Vuelven los guerrilleros. Un comando revolucionario intentó, hoy por la tarde en pleno centro porteño, secuestrar a un alto funcionario del Gobierno Nacional. Los cuatro terroristas, con el rostro completamente encapuchado, fueron emboscados por la policía local, con ayuda de los servicios de inteligencia de la INCOC. Tres de ellos resultaron muertos. El cuarto todavía se encuentra prófugo”.

A los dos días se dieron a conocer los nombres de los terroristas muertos en el enfrentamiento: Pedro Ramón Alves, paraguayo de 45 años de edad; Felipe Fierro, argentino de 55 años y Raimundo Friendrich, argentino de 35. Como lo imaginaba, Ricardo Bogado había logrado escapar. Nunca se mencionó que “el alto funcionario del Gobierno Nacional” era el Brigadier Gómez Herrera y mucho menos las causas de su secuestro fallido. Tampoco se dijo que Friendrich era científico y que había trabajado en la VSVE con Gastaldi. En menos de una semana nadie se acordaba del episodio.

Unos meses después, en un neuropsiquiátrico de Zona Sur logré entrevistar a Horacio Núñez, uno de los policías que había participado del operativo. Había perdido una mano en la contienda y se lo notaba muy asustado, se sobresaltaba con el menor ruido. 

—Lo que vi allí no puedo explicarlo con exactitud, ya no sé qué fue real de toda aquella locura. Los médicos dicen que ya se me va a pasar, que es cuestión de tiempo —dijo por fin. Por momentos tenía que pedirle que hablara más fuerte, su voz era débil, parecía que hablaba bajito para que no lo escucharan—. Además, mis superiores me prohibieron que hablara con nadie sobre el tema. Hay secreto de sumario, usted sabe…

—Perdón, no quiero robarle mucho tiempo, tampoco es mi intención que usted me cuente algo que no pueda o no quiera contarme. Sólo quiero información porque yo he perdido a un amigo de la Fuerza en aquel tiroteo y nunca hemos tenido una explicación sobre lo sucedido. Sabré entenderlo, cuando usted sienta que es suficiente, me retiraré y no volveré a molestarlo nunca más —le mentí a Núñez para tranquilizarlo.

—Está bien, se lo voy a contar rápido y con la menor cantidad de detalles posibles, espero que le sirva para esclarecer la muerte de su amigo —dijo luego de muchos rodeos. Me costó lograr que hablara, pero finalmente lo hizo—. En pleno operativo notamos que uno de los subversivos se comportaba extraño. En un determinado momento dejó de cubrirse con las columnas de la recova, se quitó una especie de máscara de goma y, erguido como un héroe, comenzó a lanzar un rayo amarillo de sus ojos. Todo lo que era alcanzado por aquella radiación se desintegraba en el acto, incluidos el hombre que intentaban secuestrar, un helicóptero y como diez policías. La escopeta recortada de uno de ellos se disparó cuando cayó en el suelo (ya sin la mano que la sostenía) y me voló parte del brazo. Luego, con dificultad porque me estaba desangrando, vi que el tipo extraño comprobó que sus compañeros yacían muertos en el suelo y desapareció sin dejar rastros…
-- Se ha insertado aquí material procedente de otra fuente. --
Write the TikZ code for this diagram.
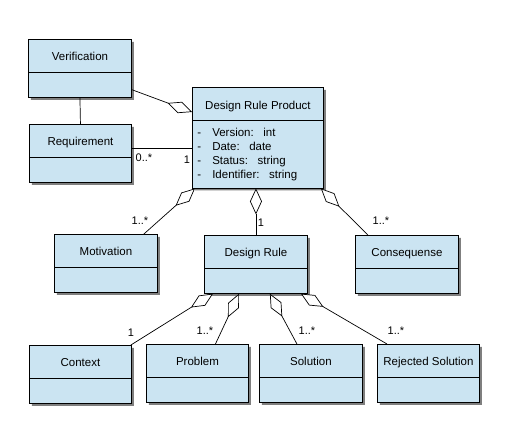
\documentclass[tikz,border=0pt]{standalone}
\usepackage{fontspec}
\setmainfont{Liberation Sans}
\usepackage{tikz}
\usetikzlibrary{arrows.meta, calc, shapes.multipart, shadows}
\definecolor{classblue}{RGB}{203,228,242}

\newcommand{\ttl}[1]{\rule[-3pt]{0pt}{15pt}#1}

\begin{document}
\begin{tikzpicture}[x=1pt, y=-1pt,
		umlclass/.style={rectangle split, rectangle split parts=2, draw, line width=0.9pt,
			fill=classblue, minimum width=103pt, inner xsep=5pt, inner ysep=8.5pt,
			rectangle split empty part height=7pt, rectangle split empty part depth=0pt,
			font=\fontsize{11.5}{14}\selectfont, anchor=north west,
			drop shadow={shadow xshift=2.5pt, shadow yshift=-2.5pt, fill=black, opacity=0.5}},
		lbl/.style={font=\fontsize{11}{12}\selectfont, inner sep=0pt},
		agg/.style={line width=0.7pt, -{Diamond[fill=white, length=26pt, width=12pt]}}]
	\useasboundingbox (0,0) rectangle (507,431);
	
	% Classes
	\node[umlclass] (verif) at (28,39) {\ttl{Verification}};
	\node[umlclass, minimum width=102pt] (req) at (29,124) {\ttl{Requirement}};
	\node[umlclass, minimum width=131pt, inner ysep=7pt, align=left,
		rectangle split part align={center,left}] (drp) at (192,87)
		{\rule[-3pt]{0pt}{18pt}Design Rule Product
		\nodepart{two}
		-\hspace{11pt}Version:\hspace{9.5pt}int\\
		-\hspace{11pt}Date:\hspace{9.5pt}date\\
		-\hspace{11pt}Status:\hspace{9.5pt}string\\
		-\hspace{11pt}Identifier:\hspace{9.5pt}string};
	\node[umlclass] (mot) at (54,234) {\ttl{Motivation}};
	\node[umlclass] (dr) at (204,235) {\ttl{Design Rule}};
	\node[umlclass] (cons) at (355,235) {\ttl{Consequense}};
	\node[umlclass, minimum width=102pt] (ctx) at (29,345) {\ttl{Context}};
	\node[umlclass, minimum width=102pt] (prob) at (146,344) {\ttl{Problem}};
	\node[umlclass] (sol) at (259,344) {\ttl{Solution}};
	\node[umlclass, minimum width=102pt] (rej) at (377,344) {\ttl{Rejected Solution}};
	
	% Connectors
	\draw[line width=0.7pt] (verif.south) -- (req.north);
	\draw[agg] ([yshift=8pt]verif.south east) -- ([yshift=-25pt]drp.north west);
	\coordinate (reqa) at ([yshift=5pt]req.east);
	\draw[line width=0.7pt] (reqa) -- (reqa -| drp.west);
	\draw[agg] ([xshift=-14pt]mot.north east) -- ([xshift=3pt]drp.south west);
	\draw[agg] (dr.north) -- (dr.north |- drp.south);
	\draw[agg] ([xshift=13pt]cons.north west) -- ([xshift=-3pt]drp.south east);
	\draw[agg] ([xshift=-1pt]ctx.north east) -- ([xshift=9pt]dr.south west);
	\draw[agg] ([xshift=18pt]prob.north) -- ([xshift=35pt]dr.south west);
	\draw[agg] ([xshift=-14pt]sol.north) -- ([xshift=-38pt]dr.south east);
	\draw[agg] ([xshift=10pt]rej.north west) -- ([xshift=-7pt]dr.south east);
	
	% Multiplicities
	\node[lbl] (lreq) at (144,158) {0..*};
	\node[lbl] (ldrp) at (187,160) {1};
	\node[lbl] (lmot) at (140,221) {1..*};
	\node[lbl] (ldr) at (261,223) {1};
	\node[lbl] (lcons) at (381,221) {1..*};
	\node[lbl] (lctx) at (131,333) {1};
	\node[lbl] (lprob) at (205,331) {1..*};
	\node[lbl] (lsol) at (307,331) {1..*};
	\node[lbl] (lrej) at (396,331) {1..*};
\end{tikzpicture}
\end{document}
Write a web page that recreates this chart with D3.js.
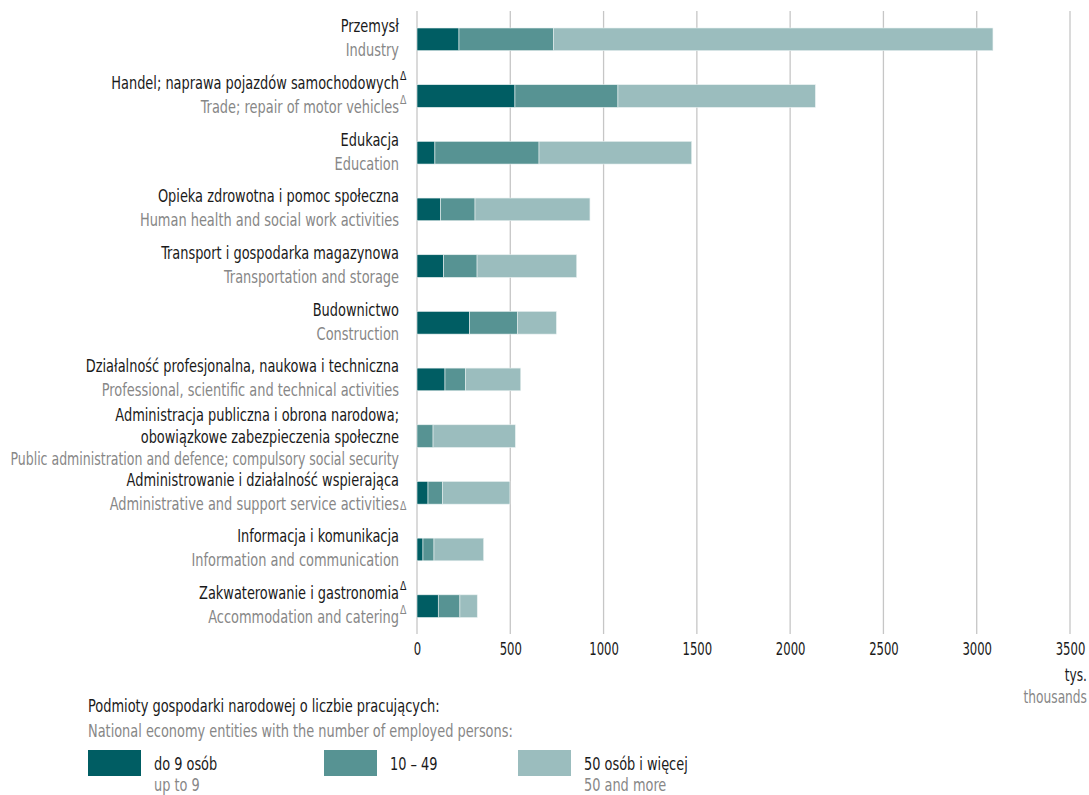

Salí extrañado del lugar. Según este hombre, Gómez Herrera había muerto en la reyerta. Ni el Gobierno ni los Medios hablaron de su muerte, tampoco de los diez policías desintegrados y mucho menos de los rayos amarillos que lanzó Crisóstomo de sus ojos. Después, más tranquilo, cuando repasé la historia, sentí una especie de alivio: la muerte de Herrera complicaba el regreso de la INCOC a Gándara.


Nunca, aunque en más de una oportunidad se me cruzó por la cabeza, intenté contactar al Teniente Correa. Sospecho que él sabía que Bogado era Crisóstomo y que también estaba al tanto del secuestro del Brigadier. Pero, como muchas otras cosas que creía saber y luego me di cuenta de que estaba equivocado, no puedo decir a ciencia cierta que fuera así.    
Esperé un tiempo, bastante. No sé por qué tenía una vaga corazonada de que Tulio Ojeda o Ricardo Bogado intentarían hacer contacto conmigo. Hasta hoy no he tenido novedades.

Tal vez fui demasiado lejos en mis cavilaciones. Todo me parecía una pista, una pieza de un rompecabezas inabarcable que me propuse armar. Mi libro nunca vio la luz, casi lo he abandonado; sólo tengo muchos cuadernos y carpetas azules, de esas con folios para organizar las hojas. Todavía sigo sin poder escribir una sola hipótesis firme y algunas conclusiones sobre el caso.